Le tourisme émetteur bénéficie également de cette nouvelle donne économique. Entre janvier et avril 2025, 6 millions d’Argentins ont voyagé à l’étranger, soit une augmentation de 70% par rapport à 2024. “Les avions pour le Brésil décollent pleins”, témoigne Sandra Peliquero, professionnelle du tourisme avec trois décennies d’expérience. Cette situation s’explique par un peso stabilisé, voire surévalué selon plusieurs économistes, qui permet aux classes aisées de s’offrir des séjours à l’étranger à moindre coût.
La face sombre du miracle économique : précarisation et pauvreté persistante
Derrière ces chiffres prometteurs se cache une réalité bien plus contrastée. Selon une étude récente du cabinet Moiguer, la reprise économique “ne touche pas tout le monde et aggrave les inégalités actuelles”. Cette analyse décrit une “Argentine peso-ifiée contre une Argentine dollarisée”, illustrant parfaitement la fracture sociale qui se creuse.

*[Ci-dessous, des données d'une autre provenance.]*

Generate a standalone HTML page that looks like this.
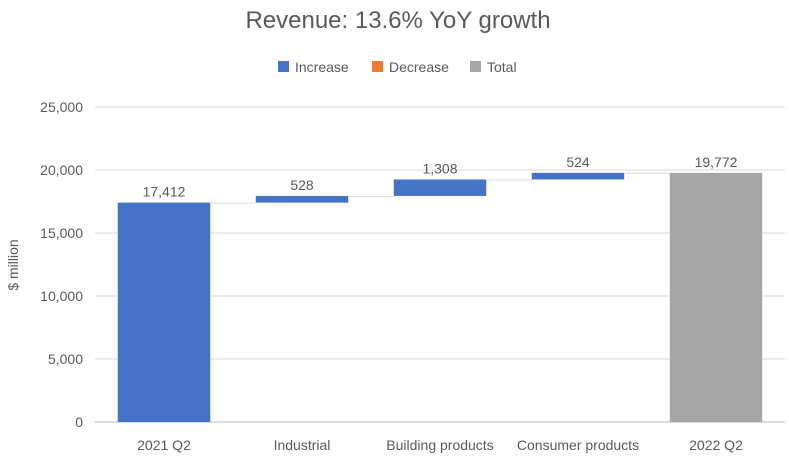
<!DOCTYPE html>
<html><head><meta charset="utf-8"><style>
body{margin:0;background:#fff;}
svg text{font-family:"Liberation Sans",sans-serif;fill:#595959;}
</style></head><body>
<svg width="789" height="462" xmlns="http://www.w3.org/2000/svg">
<rect width="789" height="462" fill="#fff"/>
<text x="398" y="28" text-anchor="middle" font-size="24">Revenue: 13.6% YoY growth</text>
<g>
<g><rect x="278" y="61" width="11" height="11" fill="#4472c4"/><text x="295" y="72" font-size="14">Increase</text></g>
<g><rect x="372" y="61" width="11" height="11" fill="#ed7d31"/><text x="389" y="72" font-size="14">Decrease</text></g>
<g><rect x="470" y="61" width="11" height="11" fill="#a5a5a5"/><text x="487" y="72" font-size="14">Total</text></g>
</g>
<g id="grid"></g>
<g id="marks"></g>
<text transform="translate(18,265) rotate(-90)" text-anchor="middle" font-size="14">$ million</text>
</svg>
<script>
const categories=["2021 Q2","Industrial","Building products","Consumer products","2022 Q2"];
const values=[17412,528,1308,524,19772];
const types=["total","increase","increase","increase","total"];
const labels=["17,412","528","1,308","524","19,772"];
const ticks=[0,5000,10000,15000,20000,25000];
const tickLabels=["0","5,000","10,000","15,000","20,000","25,000"];
const NS="http://www.w3.org/2000/svg";
const x0=95,x1=785,y0=422,yTop=107,maxV=25000;
const y=v=>y0-(v/maxV)*(y0-yTop);
const band=(x1-x0)/categories.length;
const bw=band*0.67;
const cx=i=>x0+band*(i+0.5);
function mk(tag,attrs,parent){const e=document.createElementNS(NS,tag);for(const k in attrs)e.setAttribute(k,attrs[k]);parent.appendChild(e);return e;}
const grid=document.getElementById('grid'),marks=document.getElementById('marks');
ticks.forEach((t,i)=>{
 const l=mk('line',{x1:x0,x2:x1,y1:y(t),y2:y(t),stroke:t===0?'#bfbfbf':'#d9d9d9','stroke-width':1},grid);
 
 
 const tx=mk('text',{x:x0-12,y:y(t)+5,'text-anchor':'end','font-size':14},grid);
 tx.textContent=tickLabels[i];
 
 
});
let run=0;
const colors={total:'#a5a5a5',increase:'#4472c4',decrease:'#ed7d31'};
categories.forEach((c,i)=>{
 let lo,hi,col;
 if(types[i]==='total'){lo=0;hi=values[i];run=values[i];col=i===0?'#4472c4':'#a5a5a5';}
 else{lo=run;hi=run+values[i];run=hi;col=colors[types[i]];}
 const r=mk('rect',{x:cx(i)-bw/2,y:y(hi),width:bw,height:y(lo)-y(hi),fill:col},marks);
 
 
 if(i<categories.length-1){
  const ln=mk('line',{x1:cx(i)+bw/2,x2:cx(i+1)-bw/2,y1:y(hi)+0.5,y2:y(hi)+0.5,stroke:'#d9d9d9','stroke-width':1},marks);
  
  
 }
 const vl=mk('text',{x:cx(i),y:y(hi)-6,'text-anchor':'middle','font-size':14},marks);
 vl.textContent=labels[i];
 
 
 const xl=mk('text',{x:cx(i),y:y0+28,'text-anchor':'middle','font-size':14},marks);
 xl.textContent=c;
 
 
});
</script>
</body></html>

Pour ceux qui disposent de ressources pour investir, épargner en dollars ou voyager, la situation s’est améliorée. Mais pour les autres, particulièrement les 50% d’Argentins appartenant aux classes défavorisées (revenus inférieurs à 750 dollars mensuels), le quotidien reste un combat.

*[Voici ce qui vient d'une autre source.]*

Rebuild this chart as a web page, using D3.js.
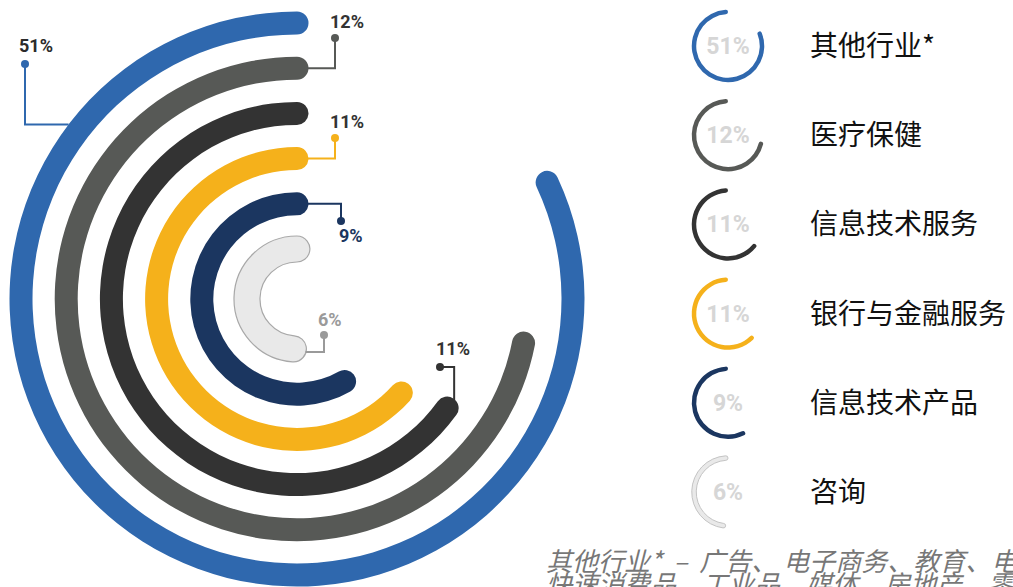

La pauvreté, qui avait explosé durant les premiers mois du gouvernement Milei (+11 points, atteignant 52,9%), s’est certes stabilisée à 38,1% fin 2024, revenant à des niveaux pré-Milei. Cependant, ces statistiques masquent les privations quotidiennes et les changements forcés dans les habitudes de consommation. “Non, la société ne fait pas la fête”, s’indigne Rodolfo Aguilar, dirigeant du syndicat ATE, qui représente une fonction publique durement touchée avec près de 50.000 emplois supprimés en un an et demi de “tronçonneuse” budgétaire.
Les petites entreprises ressentent durement cette polarisation économique. Marcelo Chaile, dirigeant d’une PME du bâtiment à Mendoza, nous explique que “sur dix devis proposés, seulement deux sont acceptés”. Les ménages, confrontés à l’augmentation des services essentiels, renoncent aux travaux d’amélioration de leur habitat. Fernando Savore, président de la Fédération des Épiceries de la province de Buenos Aires, observe également un changement dans les comportements d’achat : “Il y a des produits qui ne se vendent plus, comme les friandises ou les desserts. Les gens n’achètent que le strict nécessaire.”

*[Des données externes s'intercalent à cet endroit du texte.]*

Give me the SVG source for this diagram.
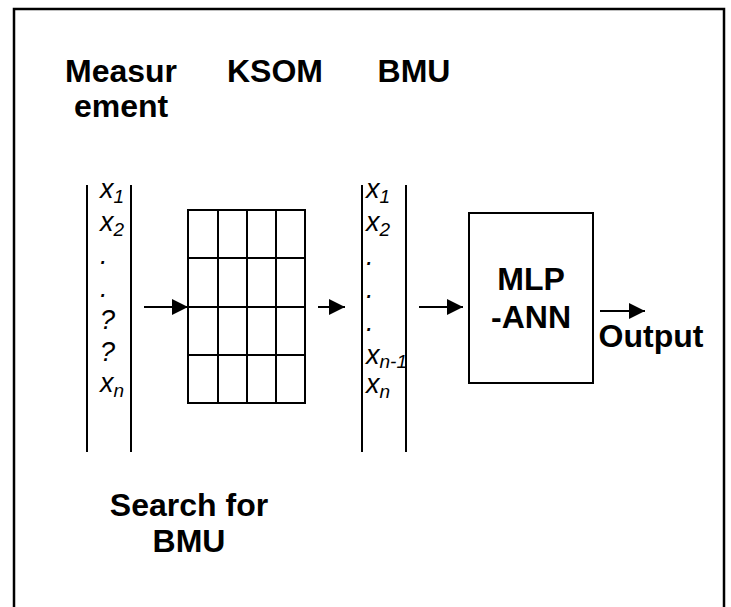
<svg xmlns="http://www.w3.org/2000/svg" width="731" height="607" viewBox="0 0 731 607">
<defs>
<style>
.ln{stroke:#000;stroke-width:2;fill:none}
.hd{font-family:"Liberation Sans",Arial,sans-serif;font-weight:bold;font-size:32px;fill:#000;text-anchor:middle}
.it{font-family:"Liberation Sans",Arial,sans-serif;font-style:italic;font-size:27px;fill:#000}
.sb{font-size:19px}
</style>
<marker id="ah" markerUnits="userSpaceOnUse" markerWidth="17" markerHeight="16" refX="16" refY="8" orient="auto">
<path d="M0,0 L16,8 L0,16 Z" fill="#000"/>
</marker>
</defs>
<rect x="14" y="9" width="710" height="620" fill="#fff" stroke="#000" stroke-width="2.5"/>
<g id="headers">
<text class="hd" x="121" y="82">Measur</text>
<text class="hd" x="121" y="117">ement</text>
<text class="hd" x="275" y="82">KSOM</text>
<text class="hd" x="414" y="82">BMU</text>
</g>
<g id="measurement">
<line class="ln" x1="87" y1="185" x2="87" y2="452"/>
<line class="ln" x1="131" y1="185" x2="131" y2="452"/>
<text class="it" x="100" y="198">x<tspan class="sb" dy="5">1</tspan></text>
<text class="it" x="100" y="231">x<tspan class="sb" dy="5">2</tspan></text>
<text class="it" x="100" y="264">.</text>
<text class="it" x="100" y="297">.</text>
<text class="it" x="100" y="329">?</text>
<text class="it" x="100" y="361">?</text>
<text class="it" x="100" y="392">x<tspan class="sb" dy="5">n</tspan></text>
</g>
<g id="ksom">
<rect class="ln" x="188" y="210" width="117" height="193"/>
<path class="ln" d="M218,210V403M247,210V403M276,210V403M188,258H305M188,307H305M188,355H305"/>
</g>
<g id="bmu">
<line class="ln" x1="362" y1="185" x2="362" y2="452"/>
<line class="ln" x1="406" y1="185" x2="406" y2="452"/>
<text class="it" x="366" y="198">x<tspan class="sb" dy="5">1</tspan></text>
<text class="it" x="366" y="231">x<tspan class="sb" dy="5">2</tspan></text>
<text class="it" x="366" y="265">.</text>
<text class="it" x="366" y="298">.</text>
<text class="it" x="366" y="331">.</text>
<text class="it" x="366" y="364">x<tspan class="sb" dy="4">n-1</tspan></text>
<text class="it" x="366" y="393">x<tspan class="sb" dy="5">n</tspan></text>
</g>
<g id="mlp">
<rect class="ln" x="469" y="213" width="124" height="170"/>
<text class="hd" x="531" y="290">MLP</text>
<text class="hd" x="531" y="328">-ANN</text>
</g>
<g id="output">
<text class="hd" x="651" y="347">Output</text>
</g>
<g id="search">
<text class="hd" x="189" y="516">Search for</text>
<text class="hd" x="189" y="552">BMU</text>
</g>
<g id="connectors">
<line class="ln" x1="144" y1="307" x2="188" y2="307" marker-end="url(#ah)"/>
<line class="ln" x1="318" y1="307" x2="345" y2="307" marker-end="url(#ah)"/>
<line class="ln" x1="419" y1="307" x2="463" y2="307" marker-end="url(#ah)"/>
<line class="ln" x1="600" y1="311" x2="645" y2="311" marker-end="url(#ah)"/>
</g>
</svg>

L’équation politique et sociale d’un modèle contesté
Malgré ces difficultés évidentes, le soutien à Javier Milei reste significatif, notamment dans certaines provinces comme Mendoza, où il avait recueilli 70% des suffrages lors de l’élection présidentielle de 2023. “Les gens continuent de croire que ce gouvernement parviendra à changer les choses”, nous rapporte Marcelo Chaile. Cette patience s’explique en partie par l’inflation qui décélère, offrant un répit psychologique après des années d’instabilité monétaire chronique.
Toutefois, cette patience populaire s’érode face aux réalités économiques. Avoir un emploi ne garantit plus une vie décente, car “la revalorisation des salaires reste minime face aux hausses d’impôts, du gaz, de l’électricité, des transports et de l’éducation”. Une part croissante des revenus est absorbée par ces dépenses contraintes, réduisant drastiquement le pouvoir d’achat disponible pour la consommation courante.
Les élections législatives d’octobre 2025 constitueront un test crucial pour évaluer la résistance du capital politique de Milei. Jusqu’à présent épargné par les sondages, le président espère maintenir ce soutien populaire malgré les sacrifices imposés. La question reste entière : combien de temps les Argentins accepteront-ils cette médecine économique amère, surtout si les bénéfices continuent de se concentrer principalement dans les couches supérieures de la société?
L’Argentine de Milei présente ainsi un visage contrasté : d’un côté, des secteurs dynamiques et une classe aisée qui profite pleinement des nouvelles conditions économiques; de l’autre, une population précarisée qui lutte quotidiennement pour maintenir son niveau de vie. Entre ces deux réalités, la classe moyenne argentine, traditionnellement robuste, s’étiole progressivement, coincée entre l’augmentation des coûts et la stagnation des revenus.